The above is represented as the state in which "there is no condemnation." There is no more warfare
nor temptation within. All are henceforth without. Mistakes will yet be made, but they are "errors of
the head, not of the heart. And when the errors are discovered we are pained, not condemned -
pained, that we know so little, justified freely because we did the best we know." (3)
In this condition of perfect restoration of soul and body to "healthy normal action," and filled,
moreover, with all the fullness of God," it is taught, as must necessarily be inferred, that all
impulses from within must be right, and hence the full equipment, and authority for public praise,
and prayer, and exhortation, and teaching, and song, whenever one is inclined to do it.
The one condition urged is faith; the one essential duty urged is confession with thanksgiving.
It is not difficult to conceive what type of character such a creed will evolve, apart form the ethical
teaching which it contravened.
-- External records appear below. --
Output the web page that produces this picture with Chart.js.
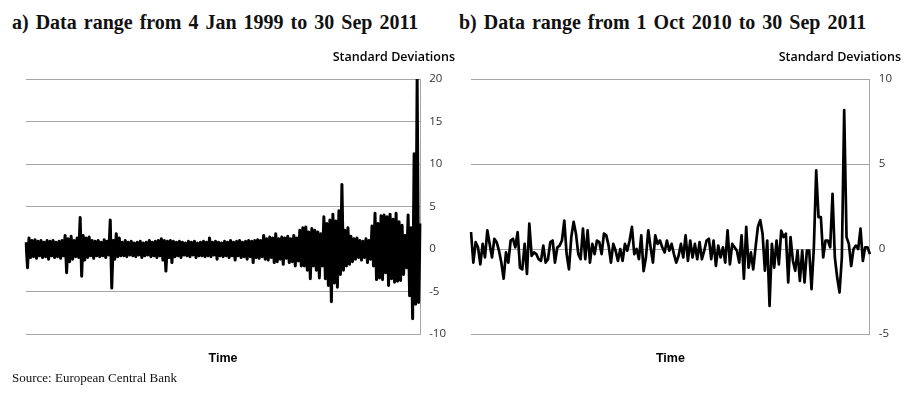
<!DOCTYPE html>
<html>
<head>
<meta charset="utf-8">
<script src="https://cdn.jsdelivr.net/npm/chart.js@4.4.1/dist/chart.umd.min.js"></script>
<style>
  body { margin: 0; background: #fff; width: 916px; height: 399px; position: relative; overflow: hidden; }
  .hd { position: absolute; top: 11px; font: bold 20px "Liberation Serif", serif; word-spacing: 2px; color: #111; white-space: nowrap; }
  .box { position: absolute; top: 40px; height: 334px; }
  .src { position: absolute; left: 12px; top: 370px; font: 13px "Liberation Serif", serif; color: #111; }
</style>
</head>
<body>
<div class="hd" style="left:12px">a) Data range from 4 Jan 1999 to 30 Sep 2011</div>
<div class="hd" style="left:459px">b) Data range from 1 Oct 2010 to 30 Sep 2011</div>
<div class="box" style="left:0;width:460px"><canvas id="chartA"></canvas></div>
<div class="box" style="left:452px;width:464px"><canvas id="chartB"></canvas></div>
<div class="src">Source: European Central Bank</div>
<script>
const seriesA = [
  0.8, -2.2, 1.3, -1.0, 1.0, -0.9, 1.1, -1.1, 0.9, -0.8, 1.0, -1.0, 0.8, -0.9, 1.0, -1.2,
  0.9, -0.8, 1.0, -1.0, 0.8, -0.9, 0.9, -1.1, 1.0, -0.8, 1.6, -2.8, 1.2, -1.5, 1.5, -1.2,
  1.0, -0.9, 1.3, -1.0, 3.7, -3.2, 1.6, -1.3, 1.3, -1.0, 1.4, -0.8, 1.0, -1.1, 0.9, -0.8,
  1.0, -0.9, 0.8, -0.8, 1.1, -1.0, 0.9, -0.7, 3.4, -4.6, 1.0, -1.2, 1.8, -0.9, 1.3, -0.8,
  0.8, -0.8, 1.0, -0.9, 0.8, -0.7, 0.9, -0.8, 0.7, -0.9, 0.8, -0.7, 0.9, -1.0, 0.7, -0.8,
  0.8, -0.7, 1.0, -0.9, 0.8, -0.8, 0.9, -1.0, 1.0, -0.8, 1.2, -1.3, 1.0, -2.6, 0.9, -1.0,
  1.0, -1.6, 0.9, -0.9, 0.8, -0.8, 0.9, -1.0, 0.8, -0.7, 0.7, -0.8, 0.9, -0.9, 0.8, -0.7,
  0.9, -1.0, 0.7, -0.8, 0.8, -0.8, 0.9, -0.9, 0.8, -0.8, 1.3, -0.9, 0.8, -0.7, 0.9, -1.2,
  0.8, -0.8, 0.7, -0.9, 0.9, -0.8, 0.8, -1.0, 1.0, -0.8, 0.8, -1.3, 0.9, -0.8, 1.0, -1.0,
  0.8, -0.9, 0.9, -1.2, 1.0, -0.9, 0.9, -1.6, 1.0, -1.0, 1.1, -1.1, 1.0, -0.9, 1.6, -1.2,
  1.2, -1.3, 1.4, -1.0, 1.3, -1.6, 1.8, -1.5, 1.2, -1.2, 1.4, -1.8, 1.3, -1.1, 1.5, -1.6,
  1.2, -1.5, 1.6, -2.0, 1.3, -1.4, 2.2, -2.0, 2.5, -2.0, 2.6, -2.5, 2.0, -3.5, 2.4, -2.0,
  2.2, -2.5, 2.0, -3.4, 1.8, -2.0, 3.8, -3.5, 3.0, -4.3, 3.4, -6.2, 4.1, -4.0, 3.3, -4.5,
  4.5, -3.0, 7.6, -2.5, 2.2, -2.0, 2.5, -1.8, 1.5, -1.5, 1.2, -1.2, 1.3, -1.0, 1.0, -1.3,
  0.9, -1.0, 1.2, -1.6, 1.0, -1.2, 2.7, -2.0, 4.2, -3.6, 3.0, -3.4, 3.9, -3.6, 4.0, -2.8,
  3.8, -4.3, 4.1, -3.5, 3.5, -3.9, 4.2, -3.8, 3.2, -3.7, 2.8, -3.0, 1.6, -2.2, 4.0, -5.5,
  2.5, -8.2, 11.2, -6.5, 20.0, -6.3, 3.0
];

// panel b: last twelve months
const seriesB = [
  1.0, -0.8, 0.4, 0.1, -0.9, 0.3, -0.5, 1.1, 0.3, -0.5, 0.6, 0.4, -0.1, -0.8, -1.75, -0.2,
  -0.8, 0.5, 0.6, 0.1, 1.0, -1.1, -1.2, 0.3, -1.46, 1.5, -0.4, -0.2, -0.3, -0.6, -0.7, 0.2,
  -0.8, -0.6, 0.4, 0.5, -0.8, 0.1,
  0.2, 0.5, 1.67, -0.3, -1.2, 0.7, 1.6, 0.9, -0.3, -0.6, 1.2, -0.6, 1.1, -0.8, 0.3, -0.3,
  0.5, 0.4, -0.3, 0.9, 0.8, 0.2, -0.8, 0.3, -0.1, -0.7, 0.0, -0.7, 0.3, -0.1, 0.5, 1.3,
  -0.3, 0.0, -0.6, 0.8, -1.3, -0.5, 1.1, 0.1, -0.8, 0.8, 0.3, 0.5, 0.1, -0.2,
  0.5, -0.1, 0.3, -0.3, -0.8, -0.4, 0.3, -0.5, 0.8, -0.7, 0.5, -0.5, 0.3, -0.6, 0.4, -0.6,
  -0.1, 0.5, 0.6, -0.6, 0.5, -1.0, 0.2, -0.5, 0.1, -0.8, 1.1, -0.9, 0.3, 0.1, -0.1, -0.8,
  0.8, -1.75, 1.3, -1.1, -0.2, -1.2, 0.1, 1.3, 1.7, 0.9,
  -1.28, 0.5, -3.35, 0.3, -1.1, 0.5, -0.9, 1.08, 0.7, 0.9, -1.97, 0.7, -0.69, -1.28, -0.1, -1.87,
  -0.1, -1.97, -0.1, -0.1, -2.36, 0.1, 4.62, 1.87, 1.87, -0.5, 0.5, 0.5, 0.1, 3.25, -0.5, -1.68,
  -2.56, -0.5, 8.17, 0.7, 0.3, -1.0, 0.0, 0.2, 0.0, 1.2, -0.7, 0.1, 0.1, -0.3
];

const ticksA = { min: -10, max: 20, step: 5 };
const ticksB = { min: -5, max: 10, step: 5 };
const axisTitle = "Standard Deviations";
const xTitle = "Time";

const makeChart = (id, values, range, lineWidth, pad) => {
  const ctx = document.getElementById(id).getContext("2d");
  return new Chart(ctx, {
    type: "line",
    data: {
      labels: values.map((_, i) => i),
      datasets: [
        {
          data: values,
          borderColor: "#000",
          borderWidth: lineWidth,
          borderJoinStyle: "round",
          pointRadius: 0,
          tension: 0,
        },
      ],
    },
    options: {
      responsive: true,
      maintainAspectRatio: false,
      animation: false,
      layout: { padding: pad },
      plugins: {
        legend: { display: false },
        tooltip: { enabled: false },
        title: {
          display: true,
          text: axisTitle,
          align: "end",
          color: "#000",
          font: { family: "Open Sans", size: 12.5, weight: "600", lineHeight: 1.2 },
          padding: { top: 4, bottom: 14 },
        },
      },
      scales: {
        x: {
          grid: { display: false },
          border: { display: false },
          ticks: { display: false },
          title: {
            display: true,
            text: xTitle,
            color: "#000",
            font: { family: "Liberation Sans", size: 12.5, weight: "bold", lineHeight: 1.2 },
            padding: { top: 9, bottom: 0 },
          },
        },
        y: {
          position: "right",
          min: range.min,
          max: range.max,
          grid: { color: "#a6a6a6", lineWidth: 1, drawTicks: false },
          border: { display: true, color: "#a6a6a6" },
          ticks: {
            stepSize: range.step,
            padding: 9,
            color: "#333",
            font: { family: "Open Sans", size: 11.5 },
          },
        },
      },
    },
  });
};

makeChart("chartA", seriesA, ticksA, 3, { left: 26, right: 5, top: 6, bottom: 8 });
makeChart("chartB", seriesB, ticksB, 2.7, { left: 19, right: 15, top: 6, bottom: 8 });
</script>
</body>
</html>
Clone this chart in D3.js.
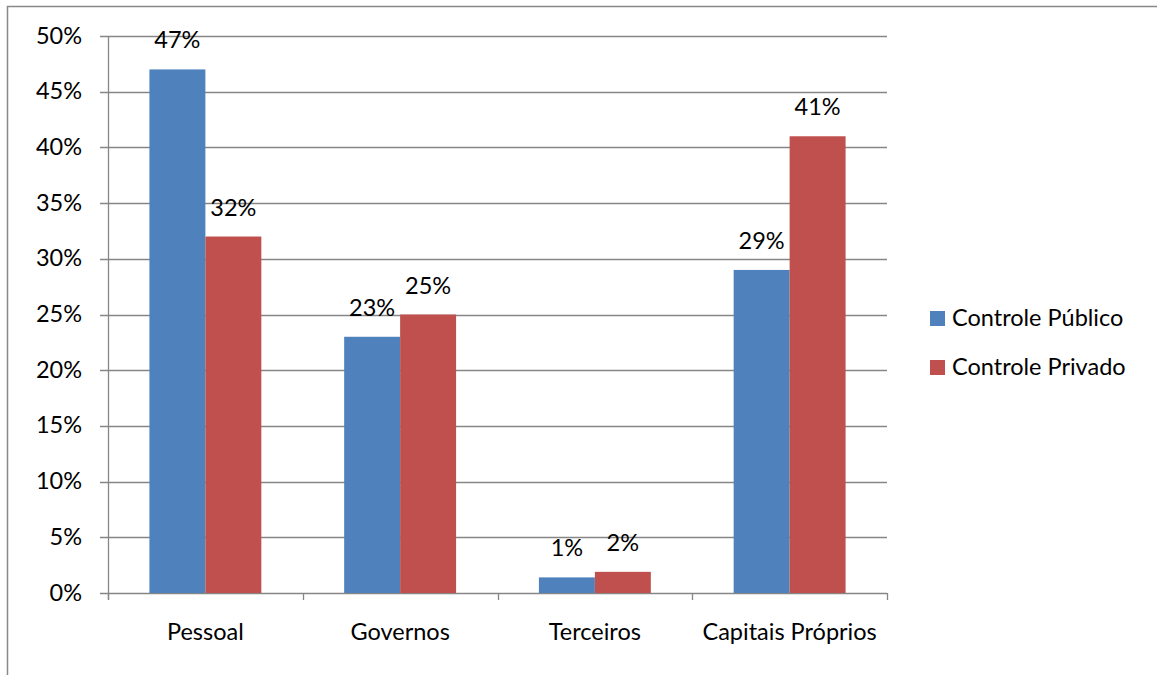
<!DOCTYPE html>
<html>
<head>
<meta charset="utf-8">
<script src="https://cdn.jsdelivr.net/npm/d3@7"></script>
<style>
  html, body { margin: 0; padding: 0; background: #fff; }
  svg { display: block; font-family: Lato, "Open Sans", sans-serif; }
</style>
</head>
<body>
<svg id="chart" width="1157" height="675"></svg>
<script>
// Sources of funding by type of control
const categories = ["Pessoal", "Governos", "Terceiros", "Capitais Próprios"];
const seriesNames = ["Controle Público", "Controle Privado"];
const publico = [0.47, 0.23, 0.014, 0.29];
const privado = [0.32, 0.25, 0.019, 0.41];
const yTicks = [0, 0.05, 0.10, 0.15, 0.20, 0.25, 0.30, 0.35, 0.40, 0.45, 0.50];
const colors = ["#4F81BD", "#C0504D"];

const svg = d3.select("#chart");
const plot = { left: 108, right: 887, top: 36, bottom: 593 };
const fontSize = 23.5;

// outer chart frame
svg.append("rect")
  .attr("x", 7.5).attr("y", 6.5)
  .attr("width", 1200).attr("height", 700)
  .attr("fill", "none").attr("stroke", "#888").attr("stroke-width", 1.5);

const x0 = d3.scaleBand().domain(categories).range([plot.left, plot.right]);
const x1 = d3.scaleBand().domain(seriesNames)
  .range([0, x0.bandwidth()]).paddingOuter(0.74);
const y = d3.scaleLinear().domain([0, 0.5]).range([plot.bottom, plot.top]);
const fmt = d3.format(".0%");

// gridlines
svg.append("g").selectAll("line").data(yTicks).join("line")
  .attr("x1", plot.left - 8).attr("x2", plot.right)
  .attr("y1", d => Math.round(y(d)) + 0.5).attr("y2", d => Math.round(y(d)) + 0.5)
  .attr("stroke", "#868686").attr("stroke-width", 1.3);

// y axis line
svg.append("line")
  .attr("x1", plot.left + 0.5).attr("x2", plot.left + 0.5)
  .attr("y1", plot.top).attr("y2", plot.bottom + 7)
  .attr("stroke", "#868686").attr("stroke-width", 1.3);

// y tick labels
svg.append("g").selectAll("text").data(yTicks).join("text")
  .attr("x", 82).attr("y", d => y(d) + 7.5)
  .attr("text-anchor", "end")
  .attr("font-size", fontSize).attr("fill", "#000")
  .text(d => fmt(d));

// category tick marks at band boundaries
const boundaries = categories.map(c => x0(c)).concat([plot.right]);
svg.append("g").selectAll("line").data(boundaries).join("line")
  .attr("x1", d => Math.round(d) + 0.5).attr("x2", d => Math.round(d) + 0.5)
  .attr("y1", plot.bottom).attr("y2", plot.bottom + 7)
  .attr("stroke", "#868686").attr("stroke-width", 1.3);

// category labels
svg.append("g").selectAll("text").data(categories).join("text")
  .attr("x", d => x0(d) + x0.bandwidth() / 2).attr("y", 640)
  .attr("text-anchor", "middle")
  .attr("font-size", fontSize).attr("fill", "#000")
  .text(d => d);

// bars
const rows = categories.map((c, i) => ({
  cat: c,
  vals: [{ s: seriesNames[0], v: publico[i] }, { s: seriesNames[1], v: privado[i] }]
}));

const groups = svg.append("g").selectAll("g").data(rows).join("g")
  .attr("transform", d => `translate(${x0(d.cat)},0)`);

groups.selectAll("rect").data(d => d.vals).join("rect")
  .attr("x", d => x1(d.s)).attr("width", x1.bandwidth())
  .attr("y", d => y(d.v)).attr("height", d => y(0) - y(d.v))
  .attr("fill", (d, i) => colors[i]);

groups.selectAll("text").data(d => d.vals).join("text")
  .attr("x", d => x1(d.s) + x1.bandwidth() / 2)
  .attr("y", d => y(d.v) - 21)
  .attr("text-anchor", "middle")
  .attr("font-size", fontSize).attr("fill", "#000")
  .text(d => fmt(d.v));

// legend
const legend = svg.append("g").selectAll("g").data(seriesNames).join("g")
  .attr("transform", (d, i) => `translate(930,${311 + i * 49})`);
legend.append("rect").attr("width", 15).attr("height", 15)
  .attr("fill", (d, i) => colors[i]);
legend.append("text").attr("x", 22).attr("y", 14.5)
  .attr("font-size", fontSize).attr("fill", "#000").text(d => d);
</script>
</body>
</html>
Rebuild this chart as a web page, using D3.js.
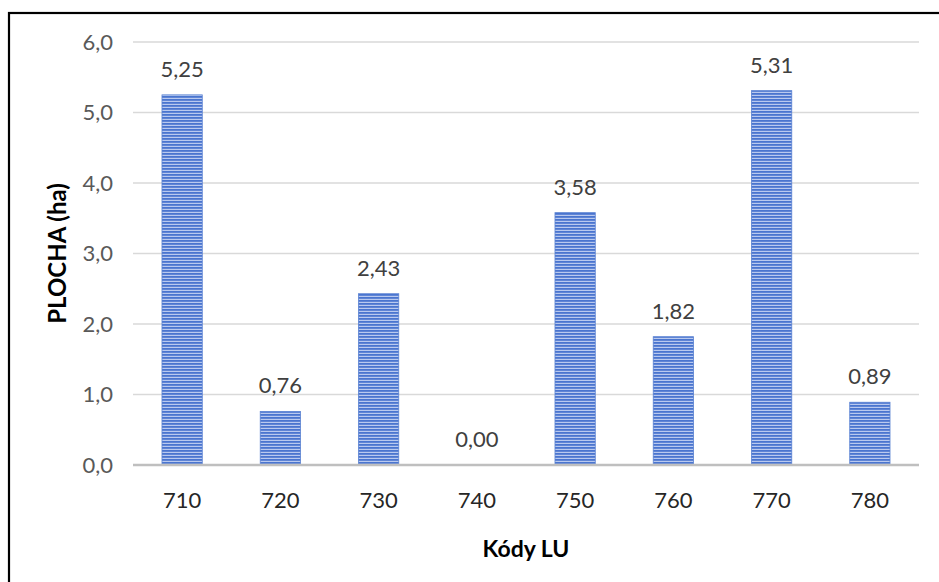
<!DOCTYPE html>
<html>
<head>
<meta charset="utf-8">
<script src="https://cdn.jsdelivr.net/npm/d3@7"></script>
<style>
  html, body { margin: 0; padding: 0; background: #fff; }
  svg { display: block; }
</style>
</head>
<body>
<svg id="chart" width="939" height="582"></svg>
<script>
// Land-use codes and their areas (ha)
const categories = ["710", "720", "730", "740", "750", "760", "770", "780"];
const values = [5.25, 0.76, 2.43, 0.00, 3.58, 1.82, 5.31, 0.89];
const yTicks = [0, 1, 2, 3, 4, 5, 6];
const xTitle = "Kódy LU";
const yTitle = "PLOCHA (ha)";

const W = 939, H = 582;
const margin = { left: 133, right: 20, top: 42, bottom: 117 };
const svg = d3.select("#chart");
const font = "Lato, 'Open Sans', sans-serif";
const comma = v => d3.format(".1f")(v).replace(".", ",");
const comma2 = v => d3.format(".2f")(v).replace(".", ",");

// Outer frame
svg.append("rect")
  .attr("x", 9).attr("y", 13)
  .attr("width", W).attr("height", H)
  .attr("fill", "none").attr("stroke", "#000").attr("stroke-width", 2.2);

// Striped fill for the bars
const defs = svg.append("defs");
const pat = defs.append("pattern")
  .attr("id", "stripes")
  .attr("patternUnits", "userSpaceOnUse")
  .attr("width", 8).attr("height", 3);
pat.append("rect").attr("width", 8).attr("height", 3).attr("fill", "#b9c9ef");
pat.append("rect").attr("width", 8).attr("height", 1.8).attr("fill", "#4a75cf");

const x = d3.scaleBand()
  .domain(categories)
  .range([margin.left, W - margin.right])
  .paddingInner(0.59).paddingOuter(0.295);

const y = d3.scaleLinear()
  .domain([0, 6])
  .range([H - margin.bottom, margin.top]);

// Gridlines
svg.append("g")
  .selectAll("line")
  .data(yTicks.filter(d => d > 0))
  .join("line")
  .attr("x1", margin.left).attr("x2", W - margin.right)
  .attr("y1", d => y(d)).attr("y2", d => y(d))
  .attr("stroke", "#d9d9d9").attr("stroke-width", 1.3);

// Y axis labels
const yAxis = d3.axisLeft(y).tickValues(yTicks).tickFormat(comma).tickSize(0).tickPadding(20);
const gy = svg.append("g").attr("transform", `translate(${margin.left},0)`).call(yAxis);
gy.select(".domain").remove();
gy.selectAll("text")
  .attr("fill", "#595959")
  .style("font-family", font).style("font-size", "22px");

// Bars
svg.append("g")
  .selectAll("rect")
  .data(values)
  .join("rect")
  .attr("x", (d, i) => x(categories[i]))
  .attr("y", d => y(d))
  .attr("width", x.bandwidth())
  .attr("height", d => y(0) - y(d))
  .attr("fill", "url(#stripes)")
  .attr("stroke", "#5a82d2").attr("stroke-width", 0.8);

// Value labels
svg.append("g")
  .selectAll("text")
  .data(values)
  .join("text")
  .attr("x", (d, i) => x(categories[i]) + x.bandwidth() / 2)
  .attr("y", d => y(d) - 18)
  .attr("text-anchor", "middle")
  .attr("fill", "#404040")
  .style("font-family", font).style("font-size", "22px")
  .text(d => comma2(d));

// X axis
const xAxis = d3.axisBottom(x).tickSize(0).tickPadding(27);
const gx = svg.append("g").attr("transform", `translate(0,${y(0)})`).call(xAxis);
gx.select(".domain").remove();
gx.selectAll("text")
  .attr("fill", "#262626")
  .style("font-family", font).style("font-size", "22px");
svg.append("line")
  .attr("x1", margin.left).attr("x2", W - margin.right)
  .attr("y1", y(0)).attr("y2", y(0))
  .attr("stroke", "#bfbfbf").attr("stroke-width", 2.6);

// Axis titles
svg.append("text")
  .attr("x", (margin.left + W - margin.right) / 2)
  .attr("y", 557)
  .attr("text-anchor", "middle")
  .attr("fill", "#000")
  .style("font-family", font).style("font-size", "23px").style("font-weight", "bold")
  .text(xTitle);

svg.append("text")
  .attr("transform", `translate(66,${(y(0) + y(6)) / 2}) rotate(-90)`)
  .attr("text-anchor", "middle")
  .attr("fill", "#000")
  .style("font-family", font).style("font-size", "24px").style("font-weight", "bold")
  .text(yTitle);
</script>
</body>
</html>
It requires but little insight to perceive how inefficient and
superficial such a work must prove for the world's regeneration.
And yet, the thousands won to our Society, and the wonderful revivals reported from month to
month are adduced as argument to prove that all these distortions of truth, and excesses which
scarcely befit the crudest forms of religious activity, are, must be, "the work of the Lord."
A reaction must come, when thinking minds will weigh and measure these extolled result by
rational tests. The fact that, in not a few localities, of scores gathered in to the Society some years
ago, scarcely as many units remain now as interested members; and this, too, where the agencies
that brought them in have been allowed untrammeled operation ever since, will have to be
accorded some little influence, at least, upon our estimates of these harvests.
The statement of these facts might seem no better than detraction, if it were only to expose our
condition, and I totally disclaim do ignoble a motive. It is to plead on their behalf the thoughtful
consider of judicial minds that I venture to array them to our notice. Let them not be summarily
repulsed as overdrawn or untrue. We have had enough of such disposal of wisest warning and
Whatever some in blind zeal may say, I trust the great body of candid Friends in America will
regard the picture I have drawn as altogether within the bounds of truth.
In conclusion I would re-affirm my deepening faith in the principles of ancient Quakerism, in which
all my Christian life has been nourished and sustained. And all who hold them in their
heart-transforming and life-enobling vitality, whether in scattered remnants or in larger bodies,
whether in high places of influence or in obscurer walk, whether called to publish or to defend them,
to witness to them or suffer for them, I would greet in heartfelt fellowship, and encourage the, "to
be" (as Ellwood testified of Fox) "valiant for the truth, bold in asserting it, patient in suffering for it,
unwearied in labouring for it, steady in testimony to it, immovable as a rock."
(1) Luke Woodward in Christian Worker, Vol. iv., p. 345.
(2) D.B. Updegraff in Christian Worker, Vol. v. p. 65.
(3) See Article copied in a 12th Mo., 1880, Christian Worker.